◆ Task prompt
Output the first line of the listing and each line after it, up to and including the line that contains "const yLabelled = [1, 2];", exactly as written, minus the pictures.

◆ Information shown
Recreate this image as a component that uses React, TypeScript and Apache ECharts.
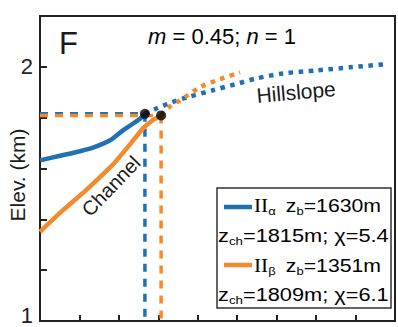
import React, { useEffect, useRef } from "react";
import * as echarts from "echarts";

const BLUE = "#1f70b4";
const ORANGE = "#f38a2b";
const INK = "#1a1a1a";
const FONT = "Liberation Sans";

// Y ticks (km) – only 1 and 2 are labelled
const yLabelled = [1, 2];

// Channel profiles (solid)
const blueChannelX = [0, 0.507, 1.014, 1.395, 1.775, 2.079, 2.333, 2.535, 2.66];
const blueChannelZ = [1.632, 1.65, 1.668, 1.685, 1.711, 1.747, 1.774, 1.796, 1.815];
const orangeChannelX = [0, 0.583, 1.141, 1.521, 1.902, 2.282, 2.612, 2.84, 3.07];
const orangeChannelZ = [1.351, 1.436, 1.511, 1.566, 1.625, 1.695, 1.758, 1.788, 1.809];

// Hillslope profiles (dotted)
const blueHillX = [2.66, 2.967, 3.347, 3.727, 4.386, 4.944, 5.502, 6.161, 7.023, 7.86, 8.748];
const blueHillZ = [1.815, 1.837, 1.861, 1.88, 1.908, 1.931, 1.955, 1.974, 1.986, 1.998, 2.01];
const orangeHillX = [3.07, 3.296, 3.55, 4.057, 4.488, 5.071];
const orangeHillZ = [1.809, 1.845, 1.868, 1.92, 1.947, 1.978];

// Channel heads (knickpoints)
const headX = [2.66, 3.07];
const headZ = [1.815, 1.809];
const yMin = 1;

const zip = (xs: number[], ys: number[]) => xs.map((x, i) => [x, ys[i]]);

export default function App() {
  const ref = useRef<HTMLDivElement>(null);
  useEffect(() => {
    if (!ref.current) return;
    const chart = echarts.init(ref.current, null, { renderer: "svg" });
    const dashed = (color: string, data: number[][]) => ({
      type: "line",
      data,
      symbol: "none",
      silent: true,
      lineStyle: { color, width: 3.5, type: [8, 7], cap: "butt" },
      z: 1,
    });
    const curve = (color: string, data: number[][], dotted: boolean) => ({
      type: "line",
      data,
      symbol: "none",
      smooth: 0.25,
      lineStyle: dotted
        ? { color, width: 4.5, type: [4.5, 5.5], cap: "butt" }
        : { color, width: 4.5, join: "round" },
      z: dotted ? 2 : 3,
    });
    const legendMain = { fontSize: 18, fontFamily: FONT, color: INK, lineHeight: 24 };
    const legendSub = { fontSize: 11, fontFamily: FONT, color: INK, lineHeight: 24, padding: [11, 0, 0, 0] };
    const legendRich = {
      t: legendMain,
      ii: { fontSize: 18, fontFamily: "Liberation Serif", color: INK, lineHeight: 24 },
      s: legendSub,
    };
    const SX = 1.18;
    chart.setOption({
      animation: false,
      grid: {
        left: 40,
        top: 16,
        width: 355,
        height: 305,
        show: true,
        borderColor: "#222",
        borderWidth: 2,
        backgroundColor: "transparent",
      },
      xAxis: {
        type: "value",
        min: 0,
        max: 9,
        interval: 1,
        axisLabel: { show: false },
        axisTick: { show: true, inside: true, length: 6, lineStyle: { color: "#222", width: 2 } },
        axisLine: { show: true, lineStyle: { color: "#222", width: 2 } },
        splitLine: { show: false },
      },
      yAxis: {
        type: "value",
        min: 1,
        max: 2.2,
        interval: 0.2,
        axisTick: { show: true, inside: true, length: 7, lineStyle: { color: "#222", width: 2 } },
        axisLine: { show: true, lineStyle: { color: "#222", width: 2 } },
        splitLine: { show: false },
        axisLabel: {
          margin: 7,
          fontSize: 22,
          fontFamily: FONT,
          color: "#222",
          formatter: (v: number) => {
            const hit = yLabelled.find((t) => Math.abs(v - t) < 1e-6);
            if (hit === undefined) return "";
            return hit === 1 ? "{lo|1}" : String(hit);
          },
          rich: {
            lo: { fontSize: 22, fontFamily: FONT, color: "#222", padding: [0, 0, 12, 0] },
          },
        },
      },
      series: [
        dashed(BLUE, [[0, headZ[0]], [headX[0], headZ[0]]]),
        dashed(ORANGE, [[0, headZ[1]], [headX[1], headZ[1]]]),
        dashed(BLUE, [[headX[0], headZ[0]], [headX[0], yMin]]),
        dashed(ORANGE, [[headX[1], headZ[1]], [headX[1], yMin]]),
        curve(BLUE, zip(blueHillX, blueHillZ), true),
        curve(ORANGE, zip(orangeHillX, orangeHillZ), true),
        curve(BLUE, zip(blueChannelX, blueChannelZ), false),
        curve(ORANGE, zip(orangeChannelX, orangeChannelZ), false),
        {
          type: "scatter",
          data: zip(headX, headZ),
          symbol: "circle",
          symbolSize: 10,
          itemStyle: { color: "#000" },
          z: 5,
        },
      ],
      graphic: [
        {
          type: "text",
          x: 68.5,
          y: 43.5,
          style: { text: "F", fontSize: 31, fontFamily: FONT, fill: INK, align: "center", verticalAlign: "middle" },
        },
        {
          type: "text",
          x: 222,
          y: 36,
          style: {
            text: "{i|m}{r| = 0.45; }{i|n}{r| = 1}",
            align: "center",
            verticalAlign: "middle",
            rich: {
              i: { fontSize: 22, fontFamily: FONT, fontStyle: "italic", color: INK },
              r: { fontSize: 22, fontFamily: FONT, color: INK },
            },
          },
        },
        {
          type: "text",
          x: 17,
          y: 175,
          rotation: Math.PI / 2,
          style: { text: "Elev. (km)", fontSize: 21, fontFamily: FONT, fill: INK, align: "center", verticalAlign: "middle" },
        },
        {
          type: "text",
          x: 111,
          y: 186,
          rotation: (46 * Math.PI) / 180,
          style: { text: "Channel", fontSize: 20, fontFamily: FONT, fill: INK, align: "center", verticalAlign: "middle" },
          z: 10,
        },
        {
          type: "text",
          x: 296,
          y: 92,
          rotation: (5 * Math.PI) / 180,
          style: { text: "Hillslope", fontSize: 21, fontFamily: FONT, fill: INK, align: "center", verticalAlign: "middle" },
          z: 10,
        },
        {
          type: "rect",
          shape: { x: 217, y: 188, width: 174, height: 120 },
          style: { fill: "#fff", stroke: "#333", lineWidth: 1.5 },
          z: 20,
        },
        {
          type: "line",
          shape: { x1: 224, y1: 207, x2: 252, y2: 207 },
          style: { stroke: BLUE, lineWidth: 4.5 },
          z: 21,
        },
        {
          type: "line",
          shape: { x1: 224, y1: 265, x2: 252, y2: 265 },
          style: { stroke: ORANGE, lineWidth: 4.5 },
          z: 21,
        },
        {
          type: "text",
          x: 254,
          y: 206,
          scaleX: SX,
          style: { text: "{ii|II}{s|α}", rich: legendRich, align: "left", verticalAlign: "middle" },
          z: 21,
        },
        {
          type: "text",
          x: 381,
          y: 206,
          scaleX: SX,
          style: { text: "{t|z}{s|b}{t|=1630m}", rich: legendRich, align: "right", verticalAlign: "middle" },
          z: 21,
        },
        {
          type: "text",
          x: 218,
          y: 236,
          scaleX: 1.21,
          style: { text: "{t|z}{s|ch}{t|=1815m; χ=5.4}", rich: legendRich, align: "left", verticalAlign: "middle" },
          z: 21,
        },
        {
          type: "text",
          x: 254,
          y: 265.5,
          scaleX: SX,
          style: { text: "{ii|II}{s|β}", rich: legendRich, align: "left", verticalAlign: "middle" },
          z: 21,
        },
        {
          type: "text",
          x: 381,
          y: 265.5,
          scaleX: SX,
          style: { text: "{t|z}{s|b}{t|=1351m}", rich: legendRich, align: "right", verticalAlign: "middle" },
          z: 21,
        },
        {
          type: "text",
          x: 218,
          y: 295,
          scaleX: 1.21,
          style: { text: "{t|z}{s|ch}{t|=1809m; χ=6.1}", rich: legendRich, align: "left", verticalAlign: "middle" },
          z: 21,
        },
      ],
    });
    return () => chart.dispose();
  }, []);
  return (
    <div
      ref={ref}
      style={{ position: "absolute", left: 0, top: 0, width: 398, height: 327, background: "#fff" }}
    />
  );
}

◆ Complete answer
Recreate this image as a component that uses React, TypeScript and Apache ECharts.
import React, { useEffect, useRef } from "react";
import * as echarts from "echarts";

const BLUE = "#1f70b4";
const ORANGE = "#f38a2b";
const INK = "#1a1a1a";
const FONT = "Liberation Sans";

// Y ticks (km) – only 1 and 2 are labelled
const yLabelled = [1, 2];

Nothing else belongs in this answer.